Heinen’s Fine Foods said this week it was officially turning over merchandising, ordering and operations of its fresh departments chainwide to a software solution built behind a combination of cutting-edge artificial intelligence and an old-fashioned appreciation for how work gets done on the store floor.
The Cleveland-based operator of 23 stores known for fresh foods in Ohio and Illinois has been in the process of deploying the Afresh Technologies solution across the chain after a successful pilot in three of its stores, Matt Schwartz, CEO and co-founder of San Francisco-based Afresh, told WGB in an interview this week. That process is scheduled to be complete this week.
Heinen’s in a release said the software has helped to reduce waste, as well as improve profitability and sales, by ensuring fresher product in stores and simplifying the processes in managing fresh departments and inventory.
“Our customers know that they can always find the freshest, highest quality foods and the greatest assortment at Heinen’s,” said Jeff Heinen, co-CEO of Heinen’s. “The partnership with Afresh enables us to continue to deliver on that promise of the freshest food and the best in-stock rate. We have always embraced innovation and are excited to partner with Afresh.”
Schwartz describes Afresh as bringing sophisticated AI to perimeter management—a critical aspect of the grocery business but one that for years had suffered under computer-generated ordering and perpetual inventory systems built with nonperishable goods in mind. An associated workflow for fresh departments is a “secret sauce” that helps to save labor and reinforces the effectiveness of the solution, he added.

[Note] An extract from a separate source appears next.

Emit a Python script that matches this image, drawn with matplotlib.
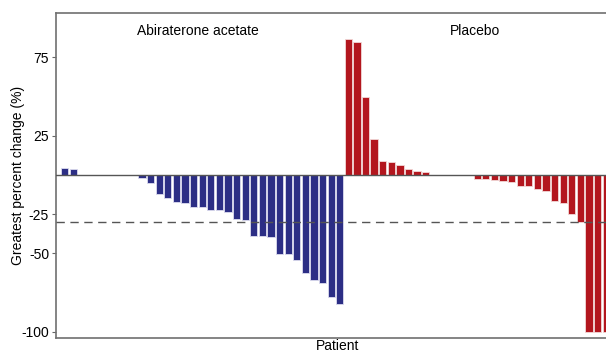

“Heinen’s, and pretty much every other grocer in the country, is in the business of selling fresh food, but there’s kind of this divide in all of these organizations, from the perimeter in the center store,” he said. “Technology historically has been one-size-fits-all, where you have companies that might have had technology for hard goods and built them for apparel, and built them for electronics, and built them for center store grocery, like a box of Cheerios or Coke. A lot of those things are very similar, but then you have produce and meat and foodservice where, items don’t necessarily come in a box and have a barcode and last forever.
“So what we’re in the business of doing is helping Heinen’s, and every other grocery we work with, by building systems and technologies that are fundamentally built for fresh first and designed to really work in fresh in practice.”
As Afresh researched its solution, Schwartz described being surprised to learn that multibillion food retail chains were ordering via “pen and paper” or other more advanced programs that often left them with out-of-stock or overstocked conditions leading to lost sales and waste.
A key to its solution is applying AI to perpetual inventory, demand forecasting and order recommendations “holistically and independently,” reinforcing it with an associated front-end workflow “designed for real produce managers.” Schwartz is careful not to reveal too much about this last bit, beyond saying it “piggybacks” on the processes workers would be used to and simplifies it behind a tablet solution, and that workers seem to like it.
“In starting this company we were really passionate about reducing food waste. And increasing access to fresh, nutritious foods to people. But ultimately what we want to do is be of service to grocers,” Schwatrz said. “And it can be really hard to be a produce manager, a meat manager, and to be able to give them the tools to succeed and win of their job and to get a reaction like that is really inspiring for us.”